>> START

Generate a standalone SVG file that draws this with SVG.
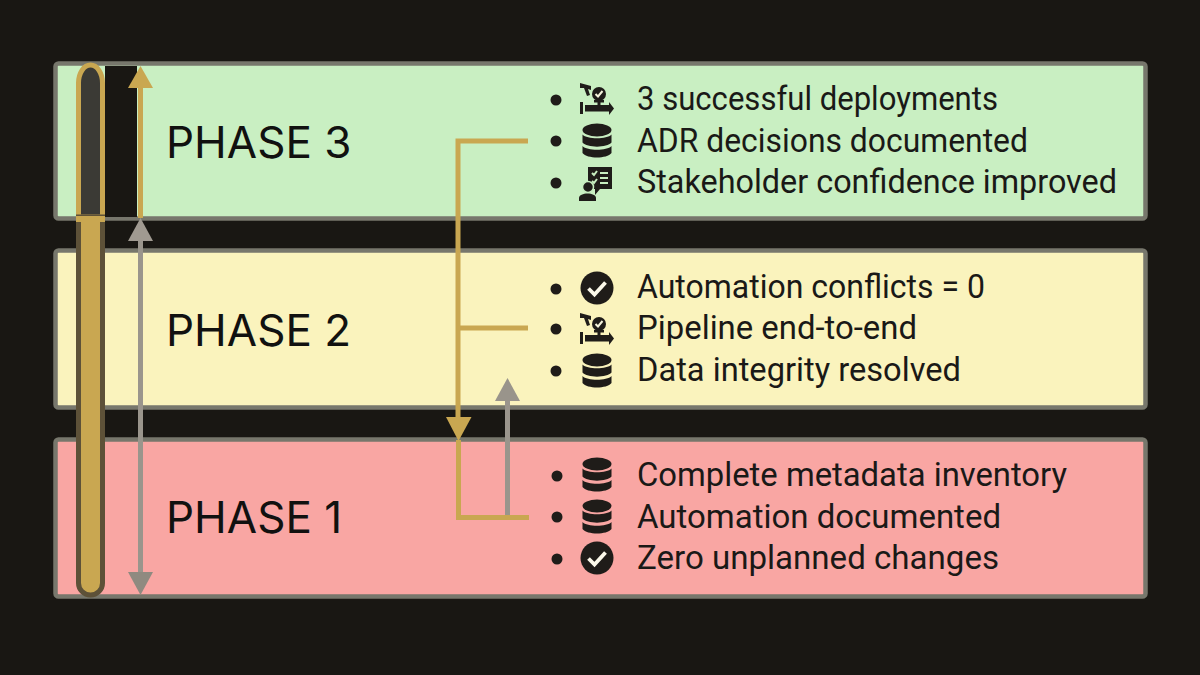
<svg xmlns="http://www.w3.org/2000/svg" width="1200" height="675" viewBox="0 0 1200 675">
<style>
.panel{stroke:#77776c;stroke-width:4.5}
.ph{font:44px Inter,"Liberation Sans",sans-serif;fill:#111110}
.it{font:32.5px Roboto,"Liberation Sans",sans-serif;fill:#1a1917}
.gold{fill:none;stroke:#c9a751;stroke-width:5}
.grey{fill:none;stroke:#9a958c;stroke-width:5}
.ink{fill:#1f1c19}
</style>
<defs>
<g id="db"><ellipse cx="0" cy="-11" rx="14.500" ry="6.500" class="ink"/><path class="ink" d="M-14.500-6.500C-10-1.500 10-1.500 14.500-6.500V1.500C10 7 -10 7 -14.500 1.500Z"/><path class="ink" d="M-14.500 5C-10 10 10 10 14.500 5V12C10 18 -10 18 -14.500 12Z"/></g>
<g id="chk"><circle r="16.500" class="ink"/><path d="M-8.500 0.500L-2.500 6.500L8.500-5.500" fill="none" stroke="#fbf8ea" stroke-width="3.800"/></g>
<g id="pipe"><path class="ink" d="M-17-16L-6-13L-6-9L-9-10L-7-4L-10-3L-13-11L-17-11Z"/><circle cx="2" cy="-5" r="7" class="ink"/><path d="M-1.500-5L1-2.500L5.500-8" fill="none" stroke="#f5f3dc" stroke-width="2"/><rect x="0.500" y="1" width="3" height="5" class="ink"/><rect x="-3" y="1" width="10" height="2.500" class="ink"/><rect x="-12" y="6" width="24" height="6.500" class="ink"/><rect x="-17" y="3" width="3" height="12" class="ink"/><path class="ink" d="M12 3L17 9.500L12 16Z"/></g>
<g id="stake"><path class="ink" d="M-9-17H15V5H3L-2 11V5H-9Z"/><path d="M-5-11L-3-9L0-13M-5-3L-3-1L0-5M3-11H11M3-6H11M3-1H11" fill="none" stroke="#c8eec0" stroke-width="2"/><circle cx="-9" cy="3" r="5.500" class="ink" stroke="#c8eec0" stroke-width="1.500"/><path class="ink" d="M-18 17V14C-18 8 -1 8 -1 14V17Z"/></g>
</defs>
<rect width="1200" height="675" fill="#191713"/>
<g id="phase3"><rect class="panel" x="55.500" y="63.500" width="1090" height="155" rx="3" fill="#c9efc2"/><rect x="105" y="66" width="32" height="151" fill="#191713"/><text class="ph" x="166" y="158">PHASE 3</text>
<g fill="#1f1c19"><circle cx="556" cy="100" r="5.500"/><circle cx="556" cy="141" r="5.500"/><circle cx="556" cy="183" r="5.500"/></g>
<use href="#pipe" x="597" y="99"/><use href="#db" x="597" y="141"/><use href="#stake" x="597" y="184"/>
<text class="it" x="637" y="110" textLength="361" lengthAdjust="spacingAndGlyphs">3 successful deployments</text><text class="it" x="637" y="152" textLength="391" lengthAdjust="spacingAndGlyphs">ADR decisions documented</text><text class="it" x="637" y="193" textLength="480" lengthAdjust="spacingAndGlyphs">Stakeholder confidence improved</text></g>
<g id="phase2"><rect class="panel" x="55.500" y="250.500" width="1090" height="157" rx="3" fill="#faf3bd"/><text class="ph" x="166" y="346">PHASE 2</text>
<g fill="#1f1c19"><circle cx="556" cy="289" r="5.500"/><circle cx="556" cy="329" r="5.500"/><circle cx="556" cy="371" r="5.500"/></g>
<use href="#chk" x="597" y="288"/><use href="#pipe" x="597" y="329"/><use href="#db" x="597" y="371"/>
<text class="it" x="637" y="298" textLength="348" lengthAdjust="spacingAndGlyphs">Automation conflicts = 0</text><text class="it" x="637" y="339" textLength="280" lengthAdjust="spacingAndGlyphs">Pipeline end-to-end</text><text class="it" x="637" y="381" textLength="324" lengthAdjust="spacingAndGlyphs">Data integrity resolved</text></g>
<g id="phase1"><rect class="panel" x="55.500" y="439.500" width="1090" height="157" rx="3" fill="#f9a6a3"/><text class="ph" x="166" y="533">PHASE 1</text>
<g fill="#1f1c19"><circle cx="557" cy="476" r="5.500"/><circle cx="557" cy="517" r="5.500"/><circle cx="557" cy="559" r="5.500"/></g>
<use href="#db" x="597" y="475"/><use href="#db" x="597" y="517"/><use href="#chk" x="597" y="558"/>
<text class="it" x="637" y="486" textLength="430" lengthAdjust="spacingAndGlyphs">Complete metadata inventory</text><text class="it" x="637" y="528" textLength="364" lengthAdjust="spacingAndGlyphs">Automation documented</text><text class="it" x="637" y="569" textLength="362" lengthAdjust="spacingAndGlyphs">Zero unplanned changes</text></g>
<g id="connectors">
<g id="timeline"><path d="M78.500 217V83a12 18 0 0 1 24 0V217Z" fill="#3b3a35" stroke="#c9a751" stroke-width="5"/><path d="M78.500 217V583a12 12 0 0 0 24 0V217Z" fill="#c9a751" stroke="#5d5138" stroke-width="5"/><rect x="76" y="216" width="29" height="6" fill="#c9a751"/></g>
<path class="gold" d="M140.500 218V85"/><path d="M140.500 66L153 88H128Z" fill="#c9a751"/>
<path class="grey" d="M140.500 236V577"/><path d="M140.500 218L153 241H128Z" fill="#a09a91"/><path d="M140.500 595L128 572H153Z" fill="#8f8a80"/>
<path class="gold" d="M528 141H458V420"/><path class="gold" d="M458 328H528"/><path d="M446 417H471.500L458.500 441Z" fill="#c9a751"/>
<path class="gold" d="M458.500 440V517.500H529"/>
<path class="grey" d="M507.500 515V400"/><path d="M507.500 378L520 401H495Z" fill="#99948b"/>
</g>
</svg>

>> END
>> START

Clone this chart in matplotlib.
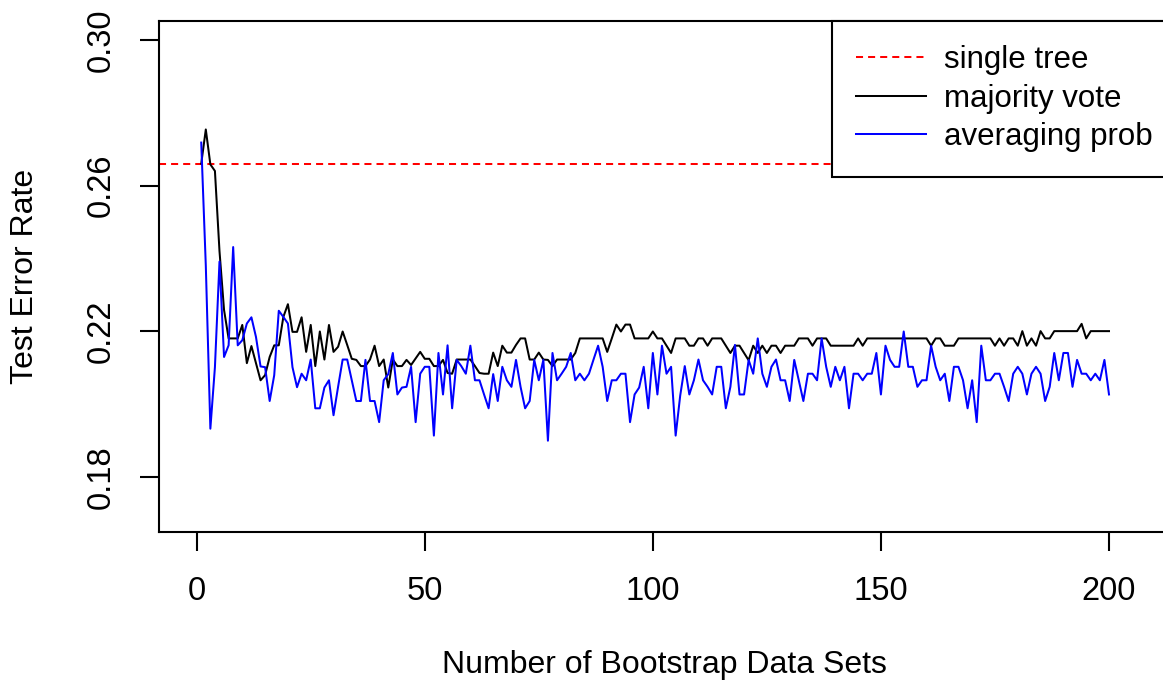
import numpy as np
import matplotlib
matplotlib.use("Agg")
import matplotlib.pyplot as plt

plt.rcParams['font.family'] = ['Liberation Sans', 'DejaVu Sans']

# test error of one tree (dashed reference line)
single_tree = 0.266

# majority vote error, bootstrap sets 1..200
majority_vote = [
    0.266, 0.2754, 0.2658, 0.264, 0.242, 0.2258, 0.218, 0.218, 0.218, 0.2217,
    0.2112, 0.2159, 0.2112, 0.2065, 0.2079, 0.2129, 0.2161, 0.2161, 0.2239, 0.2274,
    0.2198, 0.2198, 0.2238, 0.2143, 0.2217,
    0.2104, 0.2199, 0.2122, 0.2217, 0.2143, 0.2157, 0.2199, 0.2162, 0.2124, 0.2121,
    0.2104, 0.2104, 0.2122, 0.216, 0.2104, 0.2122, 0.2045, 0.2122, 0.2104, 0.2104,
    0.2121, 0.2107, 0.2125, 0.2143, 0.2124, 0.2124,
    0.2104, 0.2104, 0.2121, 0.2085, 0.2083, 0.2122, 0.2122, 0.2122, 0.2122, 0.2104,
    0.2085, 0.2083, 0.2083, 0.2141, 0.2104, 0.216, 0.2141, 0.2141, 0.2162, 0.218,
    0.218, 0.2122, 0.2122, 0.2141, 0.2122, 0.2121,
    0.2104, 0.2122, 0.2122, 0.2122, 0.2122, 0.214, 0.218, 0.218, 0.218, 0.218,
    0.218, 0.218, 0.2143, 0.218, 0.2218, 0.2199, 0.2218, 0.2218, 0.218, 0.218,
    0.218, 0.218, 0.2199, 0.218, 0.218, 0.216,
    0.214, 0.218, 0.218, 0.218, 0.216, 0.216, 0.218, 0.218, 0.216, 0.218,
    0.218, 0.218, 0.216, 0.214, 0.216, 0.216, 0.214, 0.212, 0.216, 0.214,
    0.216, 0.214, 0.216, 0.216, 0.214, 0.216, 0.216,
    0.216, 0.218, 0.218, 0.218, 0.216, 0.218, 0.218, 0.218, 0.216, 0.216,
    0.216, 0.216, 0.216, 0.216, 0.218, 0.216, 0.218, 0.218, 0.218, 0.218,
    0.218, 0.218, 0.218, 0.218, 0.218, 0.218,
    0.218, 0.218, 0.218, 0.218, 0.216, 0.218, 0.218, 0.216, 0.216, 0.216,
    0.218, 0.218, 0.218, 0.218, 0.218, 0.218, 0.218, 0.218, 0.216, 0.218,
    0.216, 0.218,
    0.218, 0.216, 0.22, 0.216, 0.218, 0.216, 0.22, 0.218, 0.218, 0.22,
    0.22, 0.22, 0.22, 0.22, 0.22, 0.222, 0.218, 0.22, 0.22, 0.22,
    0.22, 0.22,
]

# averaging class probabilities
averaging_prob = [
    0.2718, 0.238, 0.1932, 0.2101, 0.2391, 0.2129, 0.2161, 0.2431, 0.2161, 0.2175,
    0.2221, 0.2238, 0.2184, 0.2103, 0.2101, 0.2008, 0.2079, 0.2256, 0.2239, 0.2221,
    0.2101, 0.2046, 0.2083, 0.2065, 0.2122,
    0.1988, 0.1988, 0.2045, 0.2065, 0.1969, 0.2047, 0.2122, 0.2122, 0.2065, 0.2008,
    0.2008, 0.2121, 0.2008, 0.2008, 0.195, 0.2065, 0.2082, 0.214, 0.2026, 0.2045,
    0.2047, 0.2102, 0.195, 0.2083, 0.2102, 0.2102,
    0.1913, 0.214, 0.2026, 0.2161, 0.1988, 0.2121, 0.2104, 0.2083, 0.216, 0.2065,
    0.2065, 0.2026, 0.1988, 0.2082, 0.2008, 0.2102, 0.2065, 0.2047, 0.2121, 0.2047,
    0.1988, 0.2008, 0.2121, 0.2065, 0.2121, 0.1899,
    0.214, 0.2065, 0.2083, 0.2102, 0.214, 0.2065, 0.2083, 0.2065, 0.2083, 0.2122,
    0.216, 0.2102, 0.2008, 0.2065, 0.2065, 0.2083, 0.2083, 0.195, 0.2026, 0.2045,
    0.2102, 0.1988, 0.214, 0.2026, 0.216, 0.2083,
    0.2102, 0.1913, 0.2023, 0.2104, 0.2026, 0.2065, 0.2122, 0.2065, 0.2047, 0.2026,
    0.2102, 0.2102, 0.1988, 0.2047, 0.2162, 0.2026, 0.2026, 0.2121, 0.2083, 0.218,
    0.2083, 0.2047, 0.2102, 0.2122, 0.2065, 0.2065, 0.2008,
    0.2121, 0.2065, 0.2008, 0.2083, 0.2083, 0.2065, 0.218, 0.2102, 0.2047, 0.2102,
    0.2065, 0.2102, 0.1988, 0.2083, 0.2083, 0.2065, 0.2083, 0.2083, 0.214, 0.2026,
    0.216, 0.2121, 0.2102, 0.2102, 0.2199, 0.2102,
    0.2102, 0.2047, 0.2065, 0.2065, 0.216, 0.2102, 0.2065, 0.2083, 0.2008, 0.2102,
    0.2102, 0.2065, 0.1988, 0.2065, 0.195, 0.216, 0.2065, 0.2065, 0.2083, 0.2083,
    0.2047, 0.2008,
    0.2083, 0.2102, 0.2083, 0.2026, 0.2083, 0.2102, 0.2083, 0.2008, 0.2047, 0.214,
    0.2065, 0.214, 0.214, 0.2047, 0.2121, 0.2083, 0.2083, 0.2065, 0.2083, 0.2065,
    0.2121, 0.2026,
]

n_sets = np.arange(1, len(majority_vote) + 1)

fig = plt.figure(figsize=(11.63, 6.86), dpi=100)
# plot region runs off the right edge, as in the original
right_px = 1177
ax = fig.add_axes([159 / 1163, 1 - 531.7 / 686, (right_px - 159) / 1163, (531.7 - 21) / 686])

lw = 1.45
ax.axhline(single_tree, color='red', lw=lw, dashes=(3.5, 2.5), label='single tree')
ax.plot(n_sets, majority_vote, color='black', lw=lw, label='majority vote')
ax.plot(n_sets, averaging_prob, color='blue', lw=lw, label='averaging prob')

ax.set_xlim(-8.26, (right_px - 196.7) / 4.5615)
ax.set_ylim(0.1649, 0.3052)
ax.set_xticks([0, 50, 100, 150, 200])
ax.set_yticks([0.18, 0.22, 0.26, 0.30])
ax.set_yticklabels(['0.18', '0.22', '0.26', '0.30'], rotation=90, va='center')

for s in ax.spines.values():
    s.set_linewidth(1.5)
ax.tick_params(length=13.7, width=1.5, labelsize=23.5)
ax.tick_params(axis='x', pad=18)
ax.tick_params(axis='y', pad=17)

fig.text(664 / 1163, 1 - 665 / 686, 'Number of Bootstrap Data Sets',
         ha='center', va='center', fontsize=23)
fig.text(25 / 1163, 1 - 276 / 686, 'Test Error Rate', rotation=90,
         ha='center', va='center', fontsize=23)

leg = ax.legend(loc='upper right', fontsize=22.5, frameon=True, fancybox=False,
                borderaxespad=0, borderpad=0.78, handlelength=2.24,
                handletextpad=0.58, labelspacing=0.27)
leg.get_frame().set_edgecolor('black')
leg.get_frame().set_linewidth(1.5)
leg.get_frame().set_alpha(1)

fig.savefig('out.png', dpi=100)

>> END

• [Task prompt]:
Everything from the line that contains "Clone this chart in matplotlib." down to the line that contains "single_tree = 0.266" should be written out exactly, end lines too, minus the pictures.

• [Task response]:
Clone this chart in matplotlib.
import numpy as np
import matplotlib
matplotlib.use("Agg")
import matplotlib.pyplot as plt

plt.rcParams['font.family'] = ['Liberation Sans', 'DejaVu Sans']

# test error of one tree (dashed reference line)
single_tree = 0.266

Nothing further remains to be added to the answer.